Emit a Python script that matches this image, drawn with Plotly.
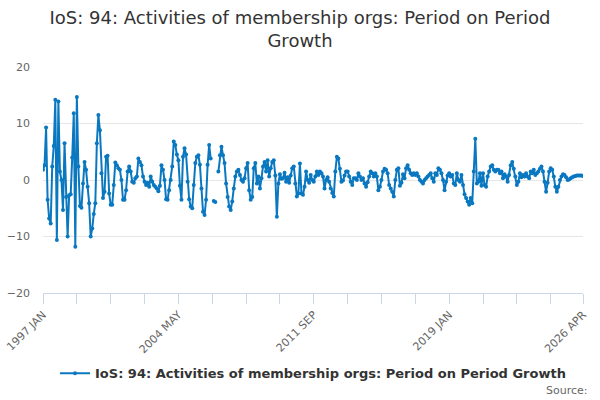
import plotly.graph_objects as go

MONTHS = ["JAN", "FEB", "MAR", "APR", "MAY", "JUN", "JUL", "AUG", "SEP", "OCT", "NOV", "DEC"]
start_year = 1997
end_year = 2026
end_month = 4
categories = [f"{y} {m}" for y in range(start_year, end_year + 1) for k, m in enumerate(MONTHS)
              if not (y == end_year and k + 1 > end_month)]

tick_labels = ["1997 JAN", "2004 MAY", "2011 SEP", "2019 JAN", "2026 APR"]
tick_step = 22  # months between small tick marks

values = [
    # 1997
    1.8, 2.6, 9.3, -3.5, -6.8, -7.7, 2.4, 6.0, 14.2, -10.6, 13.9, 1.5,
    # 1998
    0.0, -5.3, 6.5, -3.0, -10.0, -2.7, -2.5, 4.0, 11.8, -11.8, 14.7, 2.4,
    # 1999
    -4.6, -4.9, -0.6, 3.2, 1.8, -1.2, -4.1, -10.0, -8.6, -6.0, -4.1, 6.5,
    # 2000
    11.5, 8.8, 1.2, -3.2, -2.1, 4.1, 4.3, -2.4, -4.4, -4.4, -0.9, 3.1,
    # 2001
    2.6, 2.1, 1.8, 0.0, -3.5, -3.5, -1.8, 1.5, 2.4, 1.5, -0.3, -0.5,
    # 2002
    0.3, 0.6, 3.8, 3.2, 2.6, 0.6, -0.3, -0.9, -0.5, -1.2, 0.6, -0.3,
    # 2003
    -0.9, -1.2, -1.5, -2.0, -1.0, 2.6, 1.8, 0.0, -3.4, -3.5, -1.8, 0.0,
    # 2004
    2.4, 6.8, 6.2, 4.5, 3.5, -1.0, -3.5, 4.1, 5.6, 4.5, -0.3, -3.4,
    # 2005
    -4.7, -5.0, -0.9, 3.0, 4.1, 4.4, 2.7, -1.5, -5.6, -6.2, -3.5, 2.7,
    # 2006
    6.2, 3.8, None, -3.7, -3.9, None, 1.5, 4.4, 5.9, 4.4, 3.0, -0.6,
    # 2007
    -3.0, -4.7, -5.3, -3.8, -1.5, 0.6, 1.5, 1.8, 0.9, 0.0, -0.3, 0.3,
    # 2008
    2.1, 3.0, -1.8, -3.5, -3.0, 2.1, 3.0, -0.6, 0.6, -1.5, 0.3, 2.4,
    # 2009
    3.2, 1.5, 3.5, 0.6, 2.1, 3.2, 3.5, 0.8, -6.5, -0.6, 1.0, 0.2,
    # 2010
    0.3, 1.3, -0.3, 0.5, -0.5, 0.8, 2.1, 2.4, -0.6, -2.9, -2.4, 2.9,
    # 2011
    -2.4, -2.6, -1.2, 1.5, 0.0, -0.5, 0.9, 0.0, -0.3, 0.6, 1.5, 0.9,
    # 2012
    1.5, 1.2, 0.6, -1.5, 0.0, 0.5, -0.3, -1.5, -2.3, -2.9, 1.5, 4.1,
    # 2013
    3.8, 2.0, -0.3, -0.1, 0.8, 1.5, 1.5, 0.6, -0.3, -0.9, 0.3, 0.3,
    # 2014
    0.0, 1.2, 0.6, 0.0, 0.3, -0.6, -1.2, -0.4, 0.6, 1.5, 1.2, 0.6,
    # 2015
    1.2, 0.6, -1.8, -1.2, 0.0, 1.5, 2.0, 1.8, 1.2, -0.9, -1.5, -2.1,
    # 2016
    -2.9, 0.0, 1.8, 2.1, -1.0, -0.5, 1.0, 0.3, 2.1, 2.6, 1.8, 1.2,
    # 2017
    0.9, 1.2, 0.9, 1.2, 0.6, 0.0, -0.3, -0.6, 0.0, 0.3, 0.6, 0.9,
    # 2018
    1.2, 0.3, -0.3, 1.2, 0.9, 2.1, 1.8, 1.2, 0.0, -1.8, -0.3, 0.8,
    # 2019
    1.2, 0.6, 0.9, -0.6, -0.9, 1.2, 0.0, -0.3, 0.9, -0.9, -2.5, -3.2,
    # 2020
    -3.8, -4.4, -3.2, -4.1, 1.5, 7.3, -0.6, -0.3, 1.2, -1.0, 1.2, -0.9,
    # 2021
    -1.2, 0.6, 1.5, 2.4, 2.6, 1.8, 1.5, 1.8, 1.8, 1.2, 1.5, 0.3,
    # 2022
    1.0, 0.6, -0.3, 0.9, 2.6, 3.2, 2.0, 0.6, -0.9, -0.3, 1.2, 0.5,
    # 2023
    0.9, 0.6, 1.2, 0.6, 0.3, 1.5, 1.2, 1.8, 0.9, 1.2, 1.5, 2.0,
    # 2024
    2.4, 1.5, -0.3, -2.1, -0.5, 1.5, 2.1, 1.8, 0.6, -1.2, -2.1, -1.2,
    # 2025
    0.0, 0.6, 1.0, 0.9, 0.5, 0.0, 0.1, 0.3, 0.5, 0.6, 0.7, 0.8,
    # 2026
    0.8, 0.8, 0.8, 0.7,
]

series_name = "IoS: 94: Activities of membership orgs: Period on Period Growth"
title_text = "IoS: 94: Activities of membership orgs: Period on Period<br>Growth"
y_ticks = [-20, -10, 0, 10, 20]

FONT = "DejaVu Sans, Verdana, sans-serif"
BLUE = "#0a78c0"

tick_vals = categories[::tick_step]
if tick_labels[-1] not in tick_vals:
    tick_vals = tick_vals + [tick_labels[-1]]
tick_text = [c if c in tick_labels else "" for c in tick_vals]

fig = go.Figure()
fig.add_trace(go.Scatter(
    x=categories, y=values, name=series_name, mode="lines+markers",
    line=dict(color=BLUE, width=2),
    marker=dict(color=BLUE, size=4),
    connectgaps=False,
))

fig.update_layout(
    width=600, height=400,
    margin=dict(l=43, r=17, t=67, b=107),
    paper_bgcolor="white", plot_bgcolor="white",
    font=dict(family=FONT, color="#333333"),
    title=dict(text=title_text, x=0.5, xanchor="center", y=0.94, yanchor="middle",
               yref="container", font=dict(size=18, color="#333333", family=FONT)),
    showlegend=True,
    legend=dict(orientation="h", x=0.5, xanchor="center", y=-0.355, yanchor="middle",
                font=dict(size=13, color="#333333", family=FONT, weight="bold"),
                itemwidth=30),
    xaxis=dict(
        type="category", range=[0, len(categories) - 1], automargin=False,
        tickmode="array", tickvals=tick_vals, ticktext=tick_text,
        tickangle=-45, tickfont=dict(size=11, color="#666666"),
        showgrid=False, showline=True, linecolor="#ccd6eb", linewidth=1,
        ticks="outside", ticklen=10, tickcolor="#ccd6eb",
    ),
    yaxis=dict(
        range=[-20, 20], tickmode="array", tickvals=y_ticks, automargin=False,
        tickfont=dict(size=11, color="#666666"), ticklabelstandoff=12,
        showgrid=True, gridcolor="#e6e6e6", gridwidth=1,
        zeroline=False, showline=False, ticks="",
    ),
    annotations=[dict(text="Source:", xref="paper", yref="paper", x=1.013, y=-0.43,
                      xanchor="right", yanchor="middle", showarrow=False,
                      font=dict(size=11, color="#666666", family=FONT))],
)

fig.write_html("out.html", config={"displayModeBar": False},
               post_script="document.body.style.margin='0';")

═══

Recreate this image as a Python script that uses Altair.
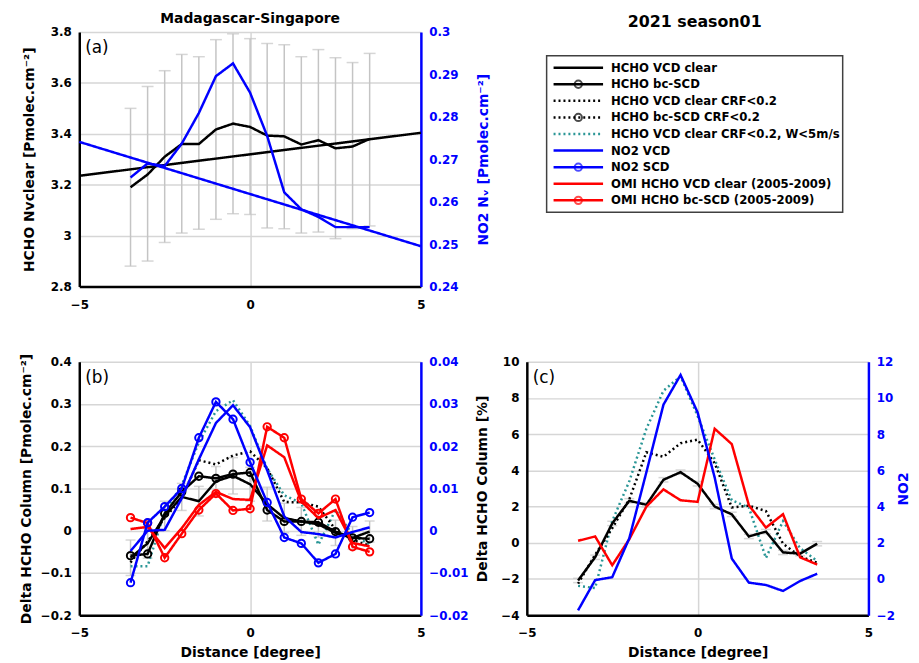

═══

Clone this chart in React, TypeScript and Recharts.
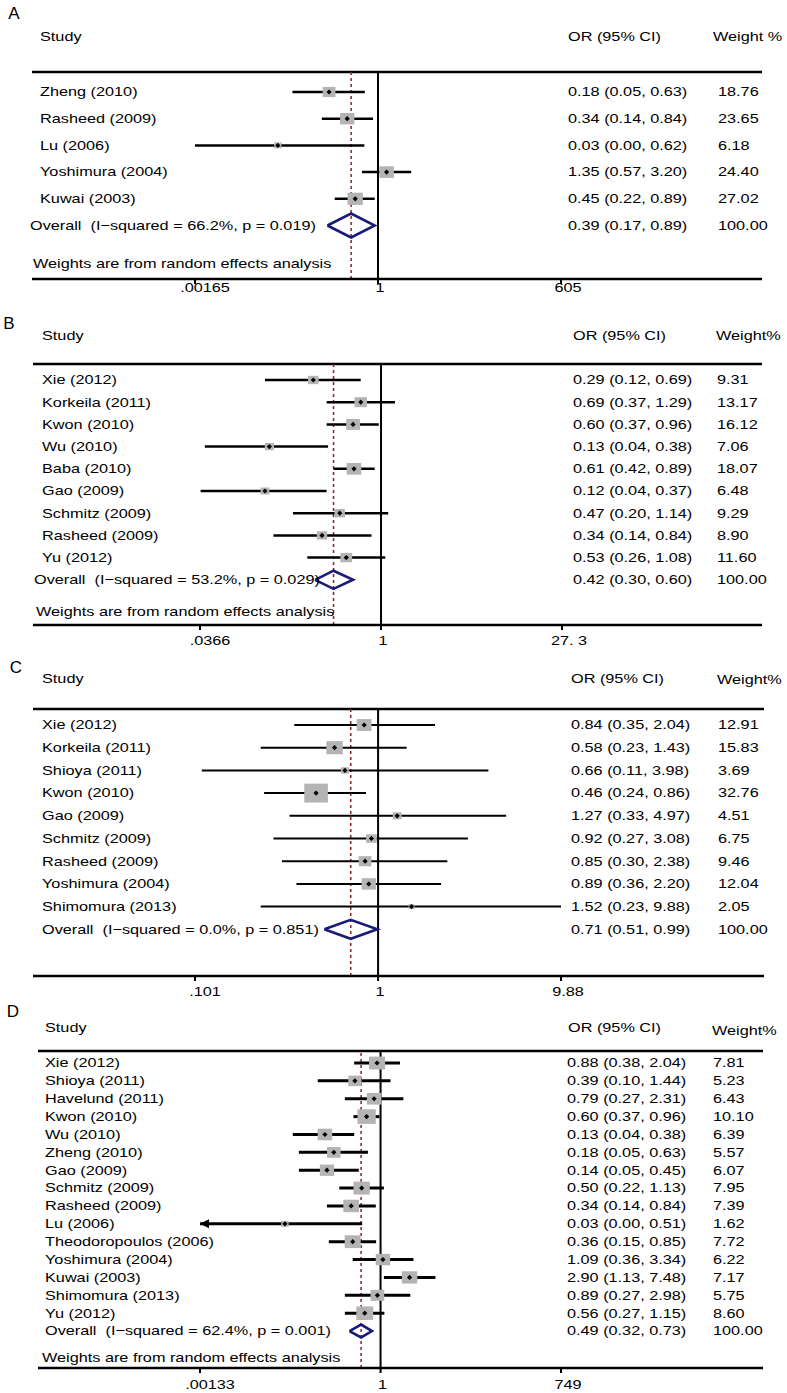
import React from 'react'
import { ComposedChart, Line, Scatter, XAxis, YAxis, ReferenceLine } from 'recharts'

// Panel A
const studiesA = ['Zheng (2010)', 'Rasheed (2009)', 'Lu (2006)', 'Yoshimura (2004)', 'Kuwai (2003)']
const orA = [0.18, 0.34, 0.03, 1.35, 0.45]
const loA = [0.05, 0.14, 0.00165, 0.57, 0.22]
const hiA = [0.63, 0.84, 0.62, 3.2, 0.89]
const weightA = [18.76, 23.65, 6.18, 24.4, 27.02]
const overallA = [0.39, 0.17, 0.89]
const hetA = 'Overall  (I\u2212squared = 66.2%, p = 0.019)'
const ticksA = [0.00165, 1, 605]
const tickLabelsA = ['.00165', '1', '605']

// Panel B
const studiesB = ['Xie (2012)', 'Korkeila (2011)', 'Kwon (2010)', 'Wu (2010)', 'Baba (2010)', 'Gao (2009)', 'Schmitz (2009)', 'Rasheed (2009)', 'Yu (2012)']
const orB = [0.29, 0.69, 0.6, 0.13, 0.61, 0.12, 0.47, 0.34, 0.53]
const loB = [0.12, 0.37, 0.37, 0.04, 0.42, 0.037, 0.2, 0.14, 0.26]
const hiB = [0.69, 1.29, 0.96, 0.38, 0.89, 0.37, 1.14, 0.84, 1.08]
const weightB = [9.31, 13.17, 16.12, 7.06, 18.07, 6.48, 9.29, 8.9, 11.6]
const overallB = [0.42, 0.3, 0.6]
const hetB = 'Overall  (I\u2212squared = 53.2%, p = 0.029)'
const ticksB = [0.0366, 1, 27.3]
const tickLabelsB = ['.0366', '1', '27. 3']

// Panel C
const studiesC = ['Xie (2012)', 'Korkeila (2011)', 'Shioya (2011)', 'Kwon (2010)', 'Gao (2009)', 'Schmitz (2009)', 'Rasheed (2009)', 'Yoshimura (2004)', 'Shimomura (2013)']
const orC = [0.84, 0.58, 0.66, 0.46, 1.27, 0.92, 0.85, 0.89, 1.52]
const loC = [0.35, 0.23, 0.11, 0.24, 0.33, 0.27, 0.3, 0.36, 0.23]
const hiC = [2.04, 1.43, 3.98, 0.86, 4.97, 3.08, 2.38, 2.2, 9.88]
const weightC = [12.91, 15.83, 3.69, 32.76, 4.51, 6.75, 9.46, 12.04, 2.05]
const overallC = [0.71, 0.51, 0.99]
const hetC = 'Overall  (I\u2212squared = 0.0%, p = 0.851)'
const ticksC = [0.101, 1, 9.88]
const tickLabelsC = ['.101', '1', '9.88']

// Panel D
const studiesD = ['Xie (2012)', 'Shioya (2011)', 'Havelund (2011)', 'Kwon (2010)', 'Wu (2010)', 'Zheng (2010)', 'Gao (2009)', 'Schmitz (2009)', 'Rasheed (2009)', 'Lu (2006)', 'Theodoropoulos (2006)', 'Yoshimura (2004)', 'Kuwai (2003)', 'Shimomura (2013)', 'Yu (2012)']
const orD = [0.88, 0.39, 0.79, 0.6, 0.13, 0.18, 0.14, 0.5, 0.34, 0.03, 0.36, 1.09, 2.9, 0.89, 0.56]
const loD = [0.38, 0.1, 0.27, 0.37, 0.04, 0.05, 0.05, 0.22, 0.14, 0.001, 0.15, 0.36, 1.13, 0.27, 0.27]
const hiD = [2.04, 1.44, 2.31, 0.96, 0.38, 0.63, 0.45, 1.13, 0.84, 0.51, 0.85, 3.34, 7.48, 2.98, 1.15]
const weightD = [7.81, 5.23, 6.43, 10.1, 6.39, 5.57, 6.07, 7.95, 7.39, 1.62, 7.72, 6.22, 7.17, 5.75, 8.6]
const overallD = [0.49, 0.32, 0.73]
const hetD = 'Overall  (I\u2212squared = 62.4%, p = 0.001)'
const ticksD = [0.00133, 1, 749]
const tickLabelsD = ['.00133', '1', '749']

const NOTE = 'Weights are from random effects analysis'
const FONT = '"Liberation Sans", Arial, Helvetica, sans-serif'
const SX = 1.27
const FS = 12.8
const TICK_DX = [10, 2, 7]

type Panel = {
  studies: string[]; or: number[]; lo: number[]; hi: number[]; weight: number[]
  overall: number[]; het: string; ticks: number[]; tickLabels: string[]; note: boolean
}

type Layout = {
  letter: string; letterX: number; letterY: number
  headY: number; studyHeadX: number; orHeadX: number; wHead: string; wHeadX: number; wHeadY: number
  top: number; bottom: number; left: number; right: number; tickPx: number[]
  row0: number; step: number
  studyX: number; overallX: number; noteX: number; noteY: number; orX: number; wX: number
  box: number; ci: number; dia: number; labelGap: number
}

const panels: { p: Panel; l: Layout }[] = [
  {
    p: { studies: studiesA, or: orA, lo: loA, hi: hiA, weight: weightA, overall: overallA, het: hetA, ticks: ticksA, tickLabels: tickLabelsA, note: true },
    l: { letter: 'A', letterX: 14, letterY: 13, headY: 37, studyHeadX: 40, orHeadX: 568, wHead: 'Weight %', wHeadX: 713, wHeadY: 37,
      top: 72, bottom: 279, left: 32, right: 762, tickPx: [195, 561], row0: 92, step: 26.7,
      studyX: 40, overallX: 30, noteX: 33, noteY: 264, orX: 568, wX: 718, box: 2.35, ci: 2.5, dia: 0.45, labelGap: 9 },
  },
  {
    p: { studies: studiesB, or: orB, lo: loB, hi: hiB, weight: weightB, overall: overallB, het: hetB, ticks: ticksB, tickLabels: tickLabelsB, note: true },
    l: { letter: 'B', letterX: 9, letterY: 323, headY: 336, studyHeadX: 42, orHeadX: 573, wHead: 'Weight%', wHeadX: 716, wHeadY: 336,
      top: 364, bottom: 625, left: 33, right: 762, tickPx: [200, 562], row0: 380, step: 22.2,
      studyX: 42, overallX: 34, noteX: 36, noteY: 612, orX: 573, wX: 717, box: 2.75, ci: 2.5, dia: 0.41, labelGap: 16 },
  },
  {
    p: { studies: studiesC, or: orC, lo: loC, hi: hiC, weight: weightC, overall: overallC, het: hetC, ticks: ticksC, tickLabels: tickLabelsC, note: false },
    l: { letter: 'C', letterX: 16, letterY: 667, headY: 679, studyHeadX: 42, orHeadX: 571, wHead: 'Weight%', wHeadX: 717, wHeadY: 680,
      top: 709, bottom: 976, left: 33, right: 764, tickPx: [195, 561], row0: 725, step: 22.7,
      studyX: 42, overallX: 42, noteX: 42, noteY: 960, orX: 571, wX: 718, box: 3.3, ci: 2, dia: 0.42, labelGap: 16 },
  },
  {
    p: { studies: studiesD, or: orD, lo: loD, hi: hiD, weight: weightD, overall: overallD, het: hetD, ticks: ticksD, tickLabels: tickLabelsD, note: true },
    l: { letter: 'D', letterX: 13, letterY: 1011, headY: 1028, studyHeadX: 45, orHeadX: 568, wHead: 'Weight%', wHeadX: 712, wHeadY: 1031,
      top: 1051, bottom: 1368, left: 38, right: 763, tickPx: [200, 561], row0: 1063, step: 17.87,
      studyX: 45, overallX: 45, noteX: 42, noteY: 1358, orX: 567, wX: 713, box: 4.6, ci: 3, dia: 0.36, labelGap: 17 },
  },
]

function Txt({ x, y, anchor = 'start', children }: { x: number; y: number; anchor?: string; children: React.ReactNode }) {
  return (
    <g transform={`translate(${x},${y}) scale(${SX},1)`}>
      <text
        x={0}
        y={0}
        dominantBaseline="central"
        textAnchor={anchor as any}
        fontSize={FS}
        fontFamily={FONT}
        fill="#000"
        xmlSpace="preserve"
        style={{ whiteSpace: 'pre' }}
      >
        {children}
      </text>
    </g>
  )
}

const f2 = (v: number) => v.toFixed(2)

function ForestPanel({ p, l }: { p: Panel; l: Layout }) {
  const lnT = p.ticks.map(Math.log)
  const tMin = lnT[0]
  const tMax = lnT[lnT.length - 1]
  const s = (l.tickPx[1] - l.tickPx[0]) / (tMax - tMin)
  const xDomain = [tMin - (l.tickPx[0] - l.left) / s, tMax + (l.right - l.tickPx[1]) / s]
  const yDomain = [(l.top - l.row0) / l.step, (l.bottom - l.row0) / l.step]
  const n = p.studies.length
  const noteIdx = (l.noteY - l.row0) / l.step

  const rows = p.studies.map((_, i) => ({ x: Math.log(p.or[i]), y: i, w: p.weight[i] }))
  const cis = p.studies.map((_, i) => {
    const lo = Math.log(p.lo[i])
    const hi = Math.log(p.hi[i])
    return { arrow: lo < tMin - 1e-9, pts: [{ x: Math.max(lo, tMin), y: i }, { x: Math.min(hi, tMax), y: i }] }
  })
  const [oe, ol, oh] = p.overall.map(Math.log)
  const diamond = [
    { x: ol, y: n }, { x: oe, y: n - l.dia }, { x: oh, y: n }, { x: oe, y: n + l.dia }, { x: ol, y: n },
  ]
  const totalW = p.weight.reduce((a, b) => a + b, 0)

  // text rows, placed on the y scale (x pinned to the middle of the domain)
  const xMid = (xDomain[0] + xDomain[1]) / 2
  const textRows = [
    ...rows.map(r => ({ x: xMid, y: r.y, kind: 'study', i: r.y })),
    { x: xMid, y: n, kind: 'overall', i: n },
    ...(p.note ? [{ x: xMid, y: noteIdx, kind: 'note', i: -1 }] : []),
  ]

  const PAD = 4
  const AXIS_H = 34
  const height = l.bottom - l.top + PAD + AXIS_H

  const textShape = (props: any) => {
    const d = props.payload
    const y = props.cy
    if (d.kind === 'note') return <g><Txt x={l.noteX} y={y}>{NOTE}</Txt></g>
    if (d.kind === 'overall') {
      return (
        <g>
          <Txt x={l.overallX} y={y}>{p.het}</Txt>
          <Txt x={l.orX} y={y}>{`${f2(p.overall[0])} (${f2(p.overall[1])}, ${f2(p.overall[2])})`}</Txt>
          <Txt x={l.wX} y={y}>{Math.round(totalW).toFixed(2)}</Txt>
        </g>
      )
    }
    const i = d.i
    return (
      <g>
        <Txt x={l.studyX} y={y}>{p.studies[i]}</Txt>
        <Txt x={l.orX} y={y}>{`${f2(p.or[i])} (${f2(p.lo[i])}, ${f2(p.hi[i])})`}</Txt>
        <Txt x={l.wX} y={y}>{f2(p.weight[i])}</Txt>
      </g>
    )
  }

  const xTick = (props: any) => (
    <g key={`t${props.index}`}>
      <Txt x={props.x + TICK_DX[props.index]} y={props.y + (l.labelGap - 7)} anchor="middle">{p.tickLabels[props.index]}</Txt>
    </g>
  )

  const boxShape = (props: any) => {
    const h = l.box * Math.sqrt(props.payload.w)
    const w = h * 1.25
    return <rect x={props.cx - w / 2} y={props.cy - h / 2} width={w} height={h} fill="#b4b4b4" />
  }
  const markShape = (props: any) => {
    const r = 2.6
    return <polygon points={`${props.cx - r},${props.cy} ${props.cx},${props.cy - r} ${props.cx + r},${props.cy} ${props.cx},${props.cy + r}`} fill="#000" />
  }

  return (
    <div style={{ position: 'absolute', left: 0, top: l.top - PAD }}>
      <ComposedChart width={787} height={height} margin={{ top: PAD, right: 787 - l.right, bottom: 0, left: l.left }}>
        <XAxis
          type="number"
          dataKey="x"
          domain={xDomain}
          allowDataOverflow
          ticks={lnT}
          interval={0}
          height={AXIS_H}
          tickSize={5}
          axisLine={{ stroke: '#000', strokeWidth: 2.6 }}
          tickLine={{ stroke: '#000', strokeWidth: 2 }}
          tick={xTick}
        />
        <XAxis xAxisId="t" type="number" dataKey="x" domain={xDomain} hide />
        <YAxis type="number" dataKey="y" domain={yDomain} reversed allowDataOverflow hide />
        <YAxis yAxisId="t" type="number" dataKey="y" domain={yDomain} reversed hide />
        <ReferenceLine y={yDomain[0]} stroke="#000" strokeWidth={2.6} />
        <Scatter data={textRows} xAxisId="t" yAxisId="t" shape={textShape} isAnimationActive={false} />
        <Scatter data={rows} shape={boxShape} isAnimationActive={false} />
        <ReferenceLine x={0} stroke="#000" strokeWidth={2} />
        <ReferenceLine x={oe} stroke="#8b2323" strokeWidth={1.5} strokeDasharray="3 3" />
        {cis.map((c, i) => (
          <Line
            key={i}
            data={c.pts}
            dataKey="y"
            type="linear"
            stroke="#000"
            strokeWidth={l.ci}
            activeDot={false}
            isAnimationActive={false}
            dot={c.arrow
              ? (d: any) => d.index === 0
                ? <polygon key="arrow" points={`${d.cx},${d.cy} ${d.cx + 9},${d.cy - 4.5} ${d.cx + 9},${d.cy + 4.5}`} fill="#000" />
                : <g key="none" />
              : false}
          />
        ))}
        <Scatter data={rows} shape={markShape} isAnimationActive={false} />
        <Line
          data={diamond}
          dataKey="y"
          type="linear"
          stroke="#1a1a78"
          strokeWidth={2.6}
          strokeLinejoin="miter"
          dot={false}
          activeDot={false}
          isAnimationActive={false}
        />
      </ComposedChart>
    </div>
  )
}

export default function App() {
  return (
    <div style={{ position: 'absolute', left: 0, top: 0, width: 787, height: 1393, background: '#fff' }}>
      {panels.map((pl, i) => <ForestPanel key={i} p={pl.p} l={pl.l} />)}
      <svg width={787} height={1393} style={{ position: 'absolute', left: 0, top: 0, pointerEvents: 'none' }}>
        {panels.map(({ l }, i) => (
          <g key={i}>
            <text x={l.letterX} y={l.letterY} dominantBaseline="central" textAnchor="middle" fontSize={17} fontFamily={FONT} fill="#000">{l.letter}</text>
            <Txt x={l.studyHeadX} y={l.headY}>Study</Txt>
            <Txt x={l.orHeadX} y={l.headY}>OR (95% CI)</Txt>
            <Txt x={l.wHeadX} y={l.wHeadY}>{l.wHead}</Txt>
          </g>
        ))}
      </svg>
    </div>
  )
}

═══

_Task_
Write out again exactly the lines above from the one with "Clone this chart" through the one with "XAxis, YAxis, ReferenceLine", adding no other lines and no pictures.

_Written solution_
Clone this chart in React, TypeScript and Recharts.
import React from 'react'
import { ComposedChart, Line, Scatter, XAxis, YAxis, ReferenceLine } from 'recharts'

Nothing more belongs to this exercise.